The project had originally been earmarked for spending more than £3billion.
However in its interim statement, the company said following a project review, the Sea Lion would now progress to a “smaller development” with an estimated spending of less than £2billion.
Premier Oil operates the Sea Lion development with Rockhopper off the Falkland Islands.
Tony Durrant, chief executive, said:”Despite external market volatility, 2014 has seen strong operational performance from Premier as we continue to deliver on the key targets communicated to investors earlier in the year.
“Looking forward, new projects will be sanctioned if they are robust at our long term oil price which is currently $85/bbl.

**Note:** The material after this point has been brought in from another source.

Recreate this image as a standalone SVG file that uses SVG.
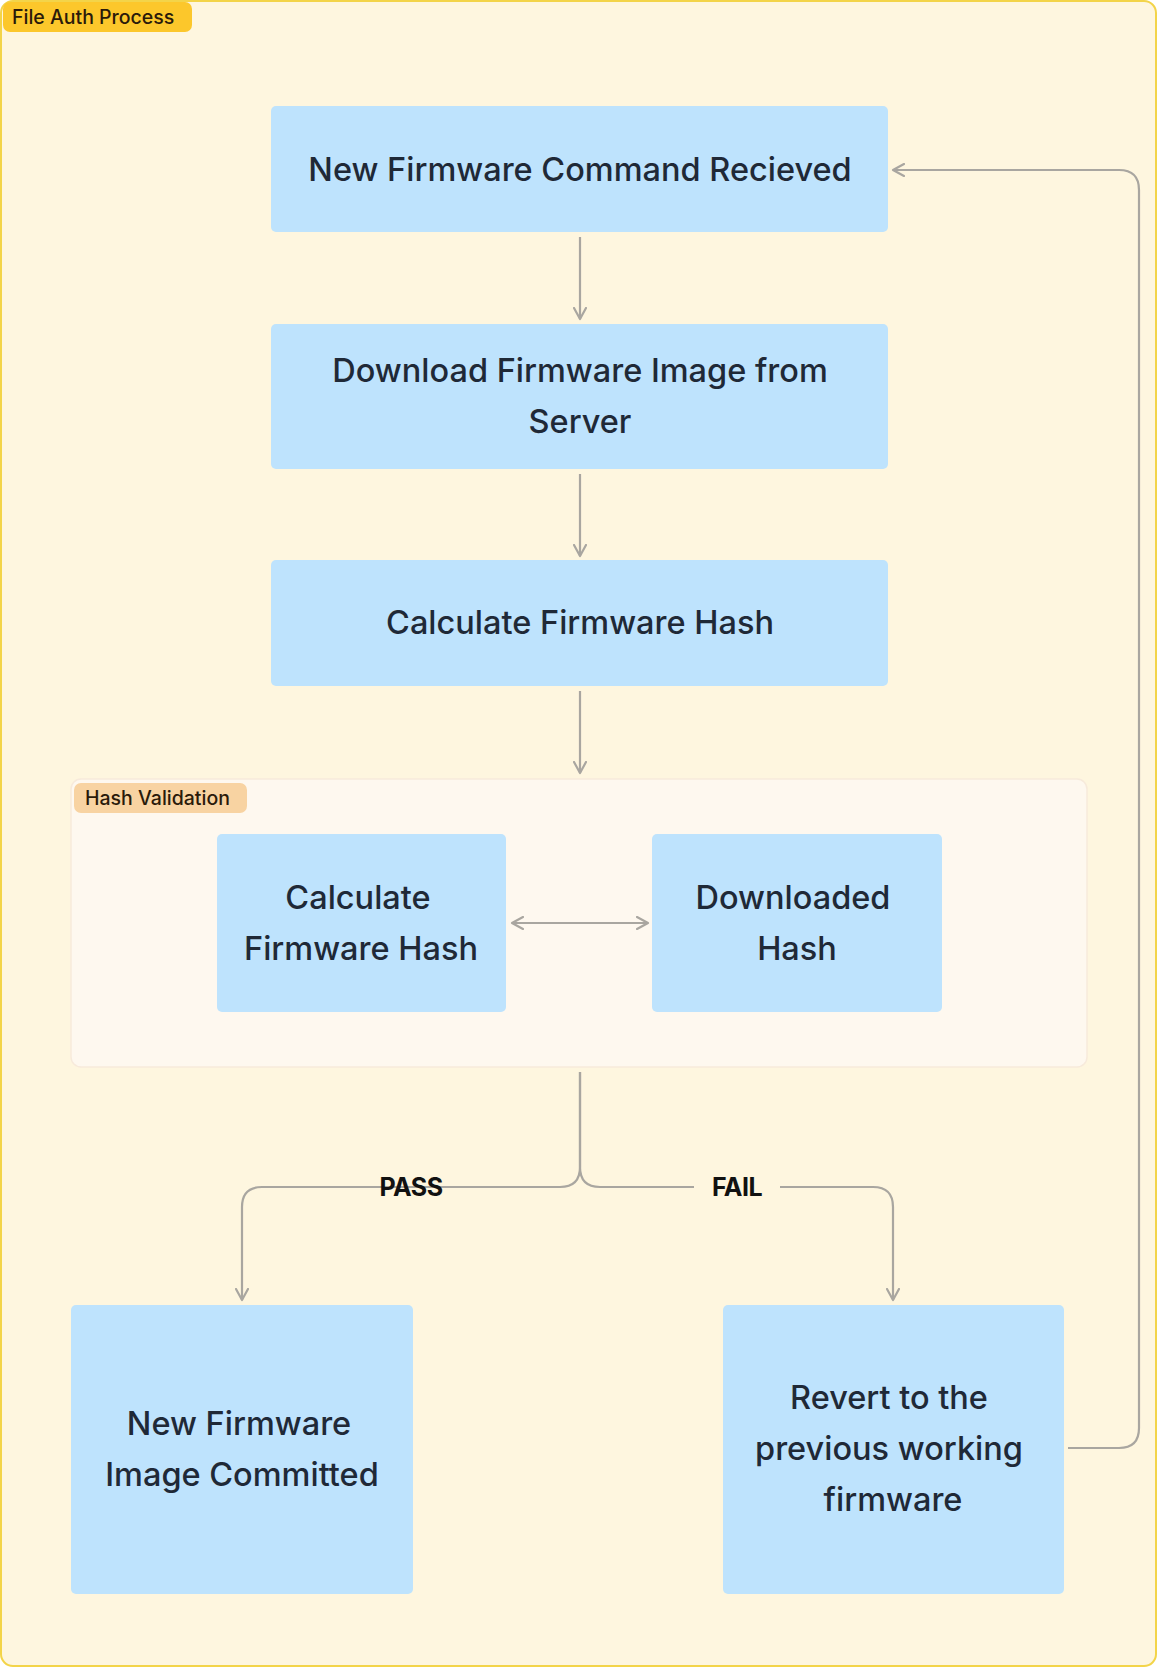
<svg xmlns="http://www.w3.org/2000/svg" width="1157" height="1667" viewBox="0 0 1157 1667">
<defs>
<style>
.node{fill:#BEE3FD;}
.nt{font-family:Inter,"Liberation Sans",sans-serif;font-size:32.5px;font-weight:500;fill:#1F2937;text-anchor:middle;}
.conn{fill:none;stroke:#A9A6A0;stroke-width:2.2;}
.lbl{font-family:Inter,"Liberation Sans",sans-serif;font-size:25px;font-weight:700;fill:#111111;text-anchor:middle;letter-spacing:-0.5px;}
.tag{font-family:Inter,"Liberation Sans",sans-serif;font-size:19.5px;font-weight:500;fill:#2A1A0A;}
</style>
<marker id="arr" viewBox="0 0 14 14" refX="12" refY="7" markerWidth="14" markerHeight="14" markerUnits="userSpaceOnUse" orient="auto-start-reverse">
<path d="M1,1 L12,7 L1,13" fill="none" stroke="#A9A6A0" stroke-width="2.2" stroke-linecap="round" stroke-linejoin="round"/>
</marker>
</defs>
<g id="frame">
<rect x="1" y="1" width="1155" height="1665" rx="12" fill="#FEF6DF" stroke="#F3D449" stroke-width="2"/>
<rect x="3" y="2" width="189" height="30" rx="7" fill="#FCC72B"/>
<text class="tag" x="12" y="24">File Auth Process</text>
</g>
<g id="hash-validation">
<rect x="71" y="779" width="1016" height="288" rx="10" fill="#FEF8EF" stroke="#F7EADB" stroke-width="1.5"/>
<rect x="74" y="783" width="173" height="30" rx="7" fill="#F8D3A2"/>
<text class="tag" x="85" y="805" font-size="18.5">Hash Validation</text>
</g>
<g id="n1">
<rect class="node" x="271" y="106" width="617" height="126" rx="5"/>
<text class="nt" x="580" y="181">New Firmware Command Recieved</text>
</g>
<g id="n2">
<rect class="node" x="271" y="324" width="617" height="145" rx="5"/>
<text class="nt" x="580" y="382">Download Firmware Image from</text>
<text class="nt" x="580" y="433">Server</text>
</g>
<g id="n3">
<rect class="node" x="271" y="560" width="617" height="126" rx="5"/>
<text class="nt" x="580" y="634">Calculate Firmware Hash</text>
</g>
<g id="n4">
<rect class="node" x="217" y="834" width="289" height="178" rx="5"/>
<text class="nt" x="358" y="909">Calculate</text>
<text class="nt" x="361" y="960">Firmware Hash</text>
</g>
<g id="n5">
<rect class="node" x="652" y="834" width="290" height="178" rx="5"/>
<text class="nt" x="793" y="909">Downloaded</text>
<text class="nt" x="797" y="960">Hash</text>
</g>
<g id="n6">
<rect class="node" x="71" y="1305" width="342" height="289" rx="5"/>
<text class="nt" x="239" y="1435">New Firmware</text>
<text class="nt" x="242" y="1486">Image Committed</text>
</g>
<g id="n7">
<rect class="node" x="723" y="1305" width="341" height="289" rx="5"/>
<text class="nt" x="889" y="1409">Revert to the</text>
<text class="nt" x="889" y="1460">previous working</text>
<text class="nt" x="893" y="1511">firmware</text>
</g>
<g id="connectors">
<path class="conn" d="M580,237 L580,319" marker-end="url(#arr)"/>
<path class="conn" d="M580,474 L580,556" marker-end="url(#arr)"/>
<path class="conn" d="M580,691 L580,773" marker-end="url(#arr)"/>
<path class="conn" d="M512,923 L648,923" marker-start="url(#arr)" marker-end="url(#arr)"/>
<path class="conn" d="M580,1072 L580,1167 Q580,1187 560,1187 L262,1187 Q242,1187 242,1207 L242,1300" marker-end="url(#arr)"/>
<path class="conn" d="M580,1072 L580,1167 Q580,1187 600,1187 L873,1187 Q893,1187 893,1207 L893,1300" marker-end="url(#arr)"/>
<path class="conn" d="M1068,1448 L1119,1448 Q1139,1448 1139,1428 L1139,190 Q1139,170 1119,170 L893,170" marker-end="url(#arr)"/>
<rect x="694" y="1172" width="86" height="30" fill="#FEF6DF"/>
<text class="lbl" x="411" y="1196">PASS</text>
<text class="lbl" x="737" y="1196">FAIL</text>
</g>
</svg>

“This includes a phased, lower capex solution for Sea Lion. In 2015, net cash flows will benefit from lower development capital expenditure and a programme of cost reductions.”
In its interim management statement, the company said the decrease in oil prices had caused it to re-examine the scheme.

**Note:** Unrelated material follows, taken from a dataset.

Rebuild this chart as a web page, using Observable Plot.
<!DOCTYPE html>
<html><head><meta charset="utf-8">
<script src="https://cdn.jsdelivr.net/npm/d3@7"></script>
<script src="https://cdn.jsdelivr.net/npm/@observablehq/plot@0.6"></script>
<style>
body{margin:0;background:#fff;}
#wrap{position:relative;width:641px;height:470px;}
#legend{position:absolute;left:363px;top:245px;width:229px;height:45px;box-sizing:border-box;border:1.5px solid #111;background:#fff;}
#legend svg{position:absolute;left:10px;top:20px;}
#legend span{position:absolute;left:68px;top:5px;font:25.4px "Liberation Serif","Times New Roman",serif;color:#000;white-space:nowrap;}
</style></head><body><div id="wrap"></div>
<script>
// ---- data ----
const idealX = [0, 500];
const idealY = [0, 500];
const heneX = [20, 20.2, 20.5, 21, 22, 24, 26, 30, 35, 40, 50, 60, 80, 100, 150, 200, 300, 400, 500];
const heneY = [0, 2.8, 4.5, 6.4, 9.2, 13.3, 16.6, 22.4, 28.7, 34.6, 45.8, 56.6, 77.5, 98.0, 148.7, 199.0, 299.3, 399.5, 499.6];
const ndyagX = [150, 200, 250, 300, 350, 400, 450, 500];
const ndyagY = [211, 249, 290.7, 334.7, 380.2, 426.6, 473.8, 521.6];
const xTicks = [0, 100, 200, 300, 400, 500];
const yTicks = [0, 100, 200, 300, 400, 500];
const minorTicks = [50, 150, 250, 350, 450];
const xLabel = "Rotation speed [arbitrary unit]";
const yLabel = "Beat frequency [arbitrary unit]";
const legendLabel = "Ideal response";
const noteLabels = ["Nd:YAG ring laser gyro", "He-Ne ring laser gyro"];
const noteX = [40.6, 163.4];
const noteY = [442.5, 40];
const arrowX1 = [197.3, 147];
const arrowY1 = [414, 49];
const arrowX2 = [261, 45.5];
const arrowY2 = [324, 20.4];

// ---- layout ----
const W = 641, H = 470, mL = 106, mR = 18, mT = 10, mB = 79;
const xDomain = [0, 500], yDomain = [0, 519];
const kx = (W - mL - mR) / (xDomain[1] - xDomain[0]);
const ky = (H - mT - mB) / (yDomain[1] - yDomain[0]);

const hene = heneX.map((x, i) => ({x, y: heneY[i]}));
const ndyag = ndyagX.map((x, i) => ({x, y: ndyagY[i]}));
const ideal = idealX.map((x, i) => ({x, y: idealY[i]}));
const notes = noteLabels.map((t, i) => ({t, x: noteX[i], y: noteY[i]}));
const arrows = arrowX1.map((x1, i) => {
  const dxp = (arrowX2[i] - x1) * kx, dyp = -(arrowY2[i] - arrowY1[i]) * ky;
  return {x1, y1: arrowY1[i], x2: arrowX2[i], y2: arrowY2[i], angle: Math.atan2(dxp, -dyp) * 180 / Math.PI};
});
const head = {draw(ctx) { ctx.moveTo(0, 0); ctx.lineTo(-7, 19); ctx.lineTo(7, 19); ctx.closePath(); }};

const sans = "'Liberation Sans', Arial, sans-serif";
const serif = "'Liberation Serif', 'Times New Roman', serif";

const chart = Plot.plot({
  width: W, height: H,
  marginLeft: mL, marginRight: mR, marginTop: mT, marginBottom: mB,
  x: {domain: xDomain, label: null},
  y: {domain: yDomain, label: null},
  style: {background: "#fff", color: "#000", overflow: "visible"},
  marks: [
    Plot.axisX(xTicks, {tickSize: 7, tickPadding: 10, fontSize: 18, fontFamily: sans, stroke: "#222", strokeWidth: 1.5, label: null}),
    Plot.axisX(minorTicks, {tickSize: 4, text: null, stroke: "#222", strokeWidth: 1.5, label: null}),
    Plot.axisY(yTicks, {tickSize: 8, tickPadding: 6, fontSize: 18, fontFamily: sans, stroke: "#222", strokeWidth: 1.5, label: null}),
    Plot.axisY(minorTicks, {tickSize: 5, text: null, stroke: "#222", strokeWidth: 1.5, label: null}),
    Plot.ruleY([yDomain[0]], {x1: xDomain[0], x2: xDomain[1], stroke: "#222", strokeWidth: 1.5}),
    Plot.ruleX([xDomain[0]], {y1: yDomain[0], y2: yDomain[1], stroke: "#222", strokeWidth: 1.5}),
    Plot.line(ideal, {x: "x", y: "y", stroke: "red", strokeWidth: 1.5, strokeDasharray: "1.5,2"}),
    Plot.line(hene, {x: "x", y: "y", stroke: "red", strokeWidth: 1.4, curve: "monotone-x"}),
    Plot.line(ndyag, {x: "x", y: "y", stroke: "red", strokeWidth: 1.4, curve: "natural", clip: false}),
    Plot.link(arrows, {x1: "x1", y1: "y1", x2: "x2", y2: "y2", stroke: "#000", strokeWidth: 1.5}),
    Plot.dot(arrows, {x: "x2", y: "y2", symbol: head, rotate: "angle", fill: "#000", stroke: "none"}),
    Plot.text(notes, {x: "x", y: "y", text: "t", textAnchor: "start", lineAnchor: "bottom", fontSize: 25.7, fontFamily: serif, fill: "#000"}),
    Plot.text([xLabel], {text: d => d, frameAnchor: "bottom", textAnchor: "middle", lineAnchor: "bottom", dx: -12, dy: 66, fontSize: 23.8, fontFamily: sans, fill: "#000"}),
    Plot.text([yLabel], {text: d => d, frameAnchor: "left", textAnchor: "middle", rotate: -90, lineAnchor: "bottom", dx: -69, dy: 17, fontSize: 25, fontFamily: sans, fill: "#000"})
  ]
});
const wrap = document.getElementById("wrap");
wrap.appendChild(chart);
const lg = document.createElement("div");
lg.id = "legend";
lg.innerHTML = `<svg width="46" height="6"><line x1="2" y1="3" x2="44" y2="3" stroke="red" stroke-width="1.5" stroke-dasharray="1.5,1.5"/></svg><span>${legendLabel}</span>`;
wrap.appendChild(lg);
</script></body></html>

The statement said: “Premier believes that a smaller initial development of just the north east part of the field, utilising a reduced well count, could be delivered for less than $2 billion of pre-first oil capex (and would be similar in scale to Premier’s existing Catcher field development).
“Initial indications suggest that such a scheme would recover c. 160 mmbbls in 15 years with a plateau rate of 50-60 kbopd.
“The results of the FEED work done to date, along with results from the 2015 exploration programme, will be incorporated into plans for subsequent phases of development.
“Premier, along with the other stakeholders in Sea Lion, are now progressing an initial development of this type.
“Terms have been agreed with Rockhopper, subject to completion of legal documentation, to split the remaining development carry equally between the initial development and the next phase ($337 million to each).
“A project of this size can be funded from existing facilities and cash flows. Although it is no longer a pre-requisite to be able to sanction the project, Premier will continue to seek a partner for the Sea Lion development.”
Premier said the Catcher development – 110 miles east of Aberdeen – was still progressing on track and its finances remain “robust” as the development benefits from a “low cash breakeven”.